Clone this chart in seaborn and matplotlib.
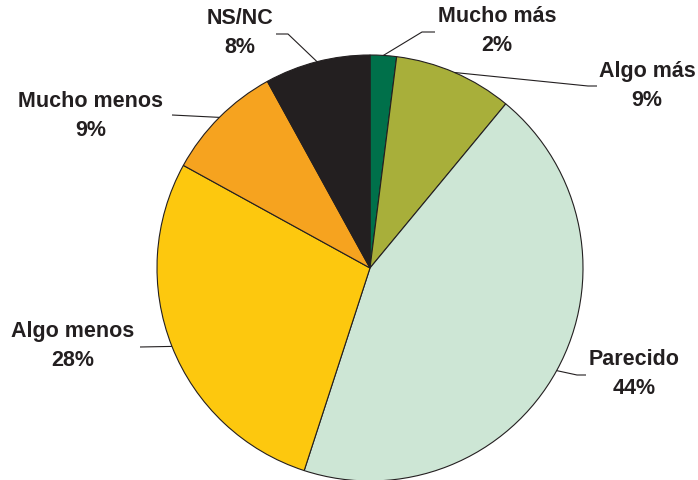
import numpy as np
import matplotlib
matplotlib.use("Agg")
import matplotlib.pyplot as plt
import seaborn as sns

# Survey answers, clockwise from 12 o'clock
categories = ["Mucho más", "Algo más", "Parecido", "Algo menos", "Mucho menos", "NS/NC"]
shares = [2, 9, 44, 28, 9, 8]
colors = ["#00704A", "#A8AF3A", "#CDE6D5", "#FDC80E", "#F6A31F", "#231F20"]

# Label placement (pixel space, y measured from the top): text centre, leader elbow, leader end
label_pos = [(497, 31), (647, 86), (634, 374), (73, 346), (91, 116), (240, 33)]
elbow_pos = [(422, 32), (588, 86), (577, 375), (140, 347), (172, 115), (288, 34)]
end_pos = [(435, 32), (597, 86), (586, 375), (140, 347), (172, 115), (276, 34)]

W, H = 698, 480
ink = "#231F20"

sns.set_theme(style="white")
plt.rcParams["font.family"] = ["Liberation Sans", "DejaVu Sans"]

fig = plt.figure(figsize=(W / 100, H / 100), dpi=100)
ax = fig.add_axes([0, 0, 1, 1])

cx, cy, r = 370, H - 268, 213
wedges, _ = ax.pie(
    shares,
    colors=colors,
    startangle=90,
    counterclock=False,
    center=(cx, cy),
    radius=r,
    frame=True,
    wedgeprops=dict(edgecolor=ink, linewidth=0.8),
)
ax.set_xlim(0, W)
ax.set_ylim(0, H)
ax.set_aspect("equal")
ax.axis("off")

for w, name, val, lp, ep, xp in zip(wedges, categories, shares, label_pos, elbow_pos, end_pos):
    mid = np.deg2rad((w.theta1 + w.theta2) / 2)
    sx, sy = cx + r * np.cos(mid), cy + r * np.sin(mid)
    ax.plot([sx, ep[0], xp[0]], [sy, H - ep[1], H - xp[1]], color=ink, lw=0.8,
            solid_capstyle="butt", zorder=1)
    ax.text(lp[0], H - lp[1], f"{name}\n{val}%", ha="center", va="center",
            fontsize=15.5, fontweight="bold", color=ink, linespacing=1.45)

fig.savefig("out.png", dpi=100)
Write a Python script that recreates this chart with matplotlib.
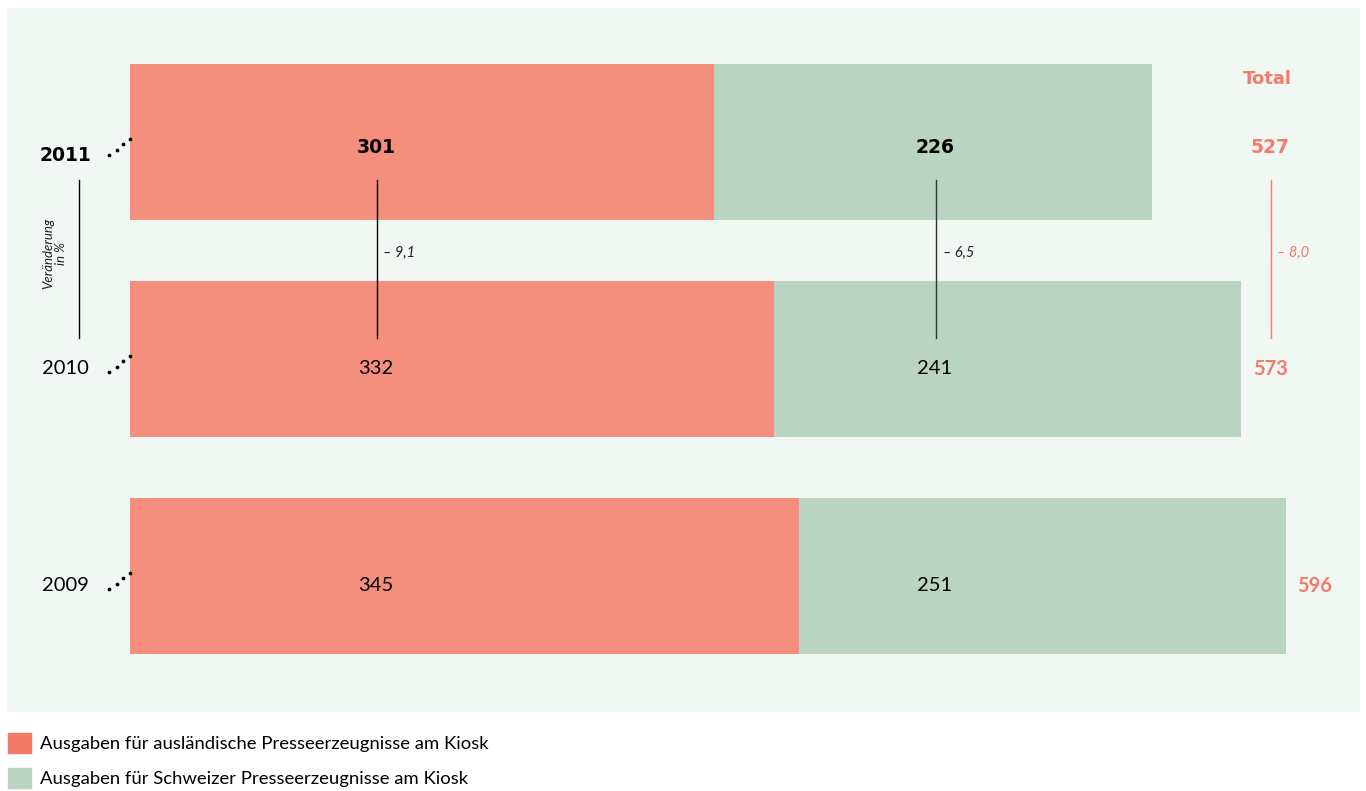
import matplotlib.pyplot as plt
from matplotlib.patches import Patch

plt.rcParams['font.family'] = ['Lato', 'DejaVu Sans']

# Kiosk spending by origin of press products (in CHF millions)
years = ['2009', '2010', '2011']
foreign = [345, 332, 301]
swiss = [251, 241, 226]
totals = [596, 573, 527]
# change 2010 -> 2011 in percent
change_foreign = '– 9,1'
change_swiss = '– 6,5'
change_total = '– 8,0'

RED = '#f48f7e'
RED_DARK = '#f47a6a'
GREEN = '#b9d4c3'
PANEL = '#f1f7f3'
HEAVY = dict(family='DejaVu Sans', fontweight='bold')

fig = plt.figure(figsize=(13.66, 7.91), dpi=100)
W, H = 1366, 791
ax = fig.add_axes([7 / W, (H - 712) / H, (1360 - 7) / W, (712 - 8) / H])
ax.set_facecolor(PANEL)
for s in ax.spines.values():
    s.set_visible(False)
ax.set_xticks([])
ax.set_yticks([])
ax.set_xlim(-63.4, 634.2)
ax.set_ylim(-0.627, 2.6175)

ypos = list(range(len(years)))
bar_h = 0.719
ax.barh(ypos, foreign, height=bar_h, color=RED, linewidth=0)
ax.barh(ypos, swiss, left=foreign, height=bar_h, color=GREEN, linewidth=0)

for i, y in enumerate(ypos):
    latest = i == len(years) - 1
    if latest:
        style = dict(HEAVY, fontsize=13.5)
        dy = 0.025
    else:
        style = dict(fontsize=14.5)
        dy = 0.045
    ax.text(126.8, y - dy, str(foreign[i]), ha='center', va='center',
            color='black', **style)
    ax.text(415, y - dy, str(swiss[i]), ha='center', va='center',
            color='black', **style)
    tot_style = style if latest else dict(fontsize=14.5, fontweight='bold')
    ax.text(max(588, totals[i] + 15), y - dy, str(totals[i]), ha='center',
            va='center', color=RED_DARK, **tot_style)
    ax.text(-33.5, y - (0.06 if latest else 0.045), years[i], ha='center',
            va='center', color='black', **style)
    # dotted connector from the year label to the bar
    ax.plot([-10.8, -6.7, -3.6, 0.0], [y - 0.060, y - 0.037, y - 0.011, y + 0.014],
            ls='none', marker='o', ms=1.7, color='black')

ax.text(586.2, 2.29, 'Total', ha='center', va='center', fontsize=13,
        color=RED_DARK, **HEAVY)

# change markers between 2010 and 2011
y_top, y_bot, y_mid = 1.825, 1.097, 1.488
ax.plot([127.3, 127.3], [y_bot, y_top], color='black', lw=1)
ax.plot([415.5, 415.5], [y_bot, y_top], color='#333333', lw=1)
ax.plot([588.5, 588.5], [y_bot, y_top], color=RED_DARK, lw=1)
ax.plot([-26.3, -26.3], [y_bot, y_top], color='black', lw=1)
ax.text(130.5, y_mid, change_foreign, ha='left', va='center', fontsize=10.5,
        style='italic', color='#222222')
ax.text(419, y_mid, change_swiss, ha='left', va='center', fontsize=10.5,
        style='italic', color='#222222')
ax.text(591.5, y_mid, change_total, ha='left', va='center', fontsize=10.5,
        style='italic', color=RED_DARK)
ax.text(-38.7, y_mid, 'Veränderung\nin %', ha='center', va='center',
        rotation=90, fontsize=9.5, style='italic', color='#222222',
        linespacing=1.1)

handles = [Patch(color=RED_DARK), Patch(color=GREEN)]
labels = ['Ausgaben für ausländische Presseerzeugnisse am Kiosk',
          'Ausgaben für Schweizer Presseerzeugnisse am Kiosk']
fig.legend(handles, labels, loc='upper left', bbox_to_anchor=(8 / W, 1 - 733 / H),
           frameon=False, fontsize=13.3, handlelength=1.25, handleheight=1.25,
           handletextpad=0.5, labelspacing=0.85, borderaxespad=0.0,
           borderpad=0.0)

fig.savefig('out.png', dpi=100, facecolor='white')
· · · · · · ·
* **Task instructions**:
Retype every record above exactly as written, but leave out the pictures.

* **Response to the task**:
Clone this chart in seaborn and matplotlib.
import numpy as np
import matplotlib
matplotlib.use("Agg")
import matplotlib.pyplot as plt
import seaborn as sns

# Survey answers, clockwise from 12 o'clock
categories = ["Mucho más", "Algo más", "Parecido", "Algo menos", "Mucho menos", "NS/NC"]
shares = [2, 9, 44, 28, 9, 8]
colors = ["#00704A", "#A8AF3A", "#CDE6D5", "#FDC80E", "#F6A31F", "#231F20"]

# Label placement (pixel space, y measured from the top): text centre, leader elbow, leader end
label_pos = [(497, 31), (647, 86), (634, 374), (73, 346), (91, 116), (240, 33)]
elbow_pos = [(422, 32), (588, 86), (577, 375), (140, 347), (172, 115), (288, 34)]
end_pos = [(435, 32), (597, 86), (586, 375), (140, 347), (172, 115), (276, 34)]

W, H = 698, 480
ink = "#231F20"

sns.set_theme(style="white")
plt.rcParams["font.family"] = ["Liberation Sans", "DejaVu Sans"]

fig = plt.figure(figsize=(W / 100, H / 100), dpi=100)
ax = fig.add_axes([0, 0, 1, 1])

cx, cy, r = 370, H - 268, 213
wedges, _ = ax.pie(
    shares,
    colors=colors,
    startangle=90,
    counterclock=False,
    center=(cx, cy),
    radius=r,
    frame=True,
    wedgeprops=dict(edgecolor=ink, linewidth=0.8),
)
ax.set_xlim(0, W)
ax.set_ylim(0, H)
ax.set_aspect("equal")
ax.axis("off")

for w, name, val, lp, ep, xp in zip(wedges, categories, shares, label_pos, elbow_pos, end_pos):
    mid = np.deg2rad((w.theta1 + w.theta2) / 2)
    sx, sy = cx + r * np.cos(mid), cy + r * np.sin(mid)
    ax.plot([sx, ep[0], xp[0]], [sy, H - ep[1], H - xp[1]], color=ink, lw=0.8,
            solid_capstyle="butt", zorder=1)
    ax.text(lp[0], H - lp[1], f"{name}\n{val}%", ha="center", va="center",
            fontsize=15.5, fontweight="bold", color=ink, linespacing=1.45)

fig.savefig("out.png", dpi=100)
Write a Python script that recreates this chart with matplotlib.
import matplotlib.pyplot as plt
from matplotlib.patches import Patch

plt.rcParams['font.family'] = ['Lato', 'DejaVu Sans']

# Kiosk spending by origin of press products (in CHF millions)
years = ['2009', '2010', '2011']
foreign = [345, 332, 301]
swiss = [251, 241, 226]
totals = [596, 573, 527]
# change 2010 -> 2011 in percent
change_foreign = '– 9,1'
change_swiss = '– 6,5'
change_total = '– 8,0'

RED = '#f48f7e'
RED_DARK = '#f47a6a'
GREEN = '#b9d4c3'
PANEL = '#f1f7f3'
HEAVY = dict(family='DejaVu Sans', fontweight='bold')

fig = plt.figure(figsize=(13.66, 7.91), dpi=100)
W, H = 1366, 791
ax = fig.add_axes([7 / W, (H - 712) / H, (1360 - 7) / W, (712 - 8) / H])
ax.set_facecolor(PANEL)
for s in ax.spines.values():
    s.set_visible(False)
ax.set_xticks([])
ax.set_yticks([])
ax.set_xlim(-63.4, 634.2)
ax.set_ylim(-0.627, 2.6175)

ypos = list(range(len(years)))
bar_h = 0.719
ax.barh(ypos, foreign, height=bar_h, color=RED, linewidth=0)
ax.barh(ypos, swiss, left=foreign, height=bar_h, color=GREEN, linewidth=0)

for i, y in enumerate(ypos):
    latest = i == len(years) - 1
    if latest:
        style = dict(HEAVY, fontsize=13.5)
        dy = 0.025
    else:
        style = dict(fontsize=14.5)
        dy = 0.045
    ax.text(126.8, y - dy, str(foreign[i]), ha='center', va='center',
            color='black', **style)
    ax.text(415, y - dy, str(swiss[i]), ha='center', va='center',
            color='black', **style)
    tot_style = style if latest else dict(fontsize=14.5, fontweight='bold')
    ax.text(max(588, totals[i] + 15), y - dy, str(totals[i]), ha='center',
            va='center', color=RED_DARK, **tot_style)
    ax.text(-33.5, y - (0.06 if latest else 0.045), years[i], ha='center',
            va='center', color='black', **style)
    # dotted connector from the year label to the bar
    ax.plot([-10.8, -6.7, -3.6, 0.0], [y - 0.060, y - 0.037, y - 0.011, y + 0.014],
            ls='none', marker='o', ms=1.7, color='black')

ax.text(586.2, 2.29, 'Total', ha='center', va='center', fontsize=13,
        color=RED_DARK, **HEAVY)

# change markers between 2010 and 2011
y_top, y_bot, y_mid = 1.825, 1.097, 1.488
ax.plot([127.3, 127.3], [y_bot, y_top], color='black', lw=1)
ax.plot([415.5, 415.5], [y_bot, y_top], color='#333333', lw=1)
ax.plot([588.5, 588.5], [y_bot, y_top], color=RED_DARK, lw=1)
ax.plot([-26.3, -26.3], [y_bot, y_top], color='black', lw=1)
ax.text(130.5, y_mid, change_foreign, ha='left', va='center', fontsize=10.5,
        style='italic', color='#222222')
ax.text(419, y_mid, change_swiss, ha='left', va='center', fontsize=10.5,
        style='italic', color='#222222')
ax.text(591.5, y_mid, change_total, ha='left', va='center', fontsize=10.5,
        style='italic', color=RED_DARK)
ax.text(-38.7, y_mid, 'Veränderung\nin %', ha='center', va='center',
        rotation=90, fontsize=9.5, style='italic', color='#222222',
        linespacing=1.1)

handles = [Patch(color=RED_DARK), Patch(color=GREEN)]
labels = ['Ausgaben für ausländische Presseerzeugnisse am Kiosk',
          'Ausgaben für Schweizer Presseerzeugnisse am Kiosk']
fig.legend(handles, labels, loc='upper left', bbox_to_anchor=(8 / W, 1 - 733 / H),
           frameon=False, fontsize=13.3, handlelength=1.25, handleheight=1.25,
           handletextpad=0.5, labelspacing=0.85, borderaxespad=0.0,
           borderpad=0.0)

fig.savefig('out.png', dpi=100, facecolor='white')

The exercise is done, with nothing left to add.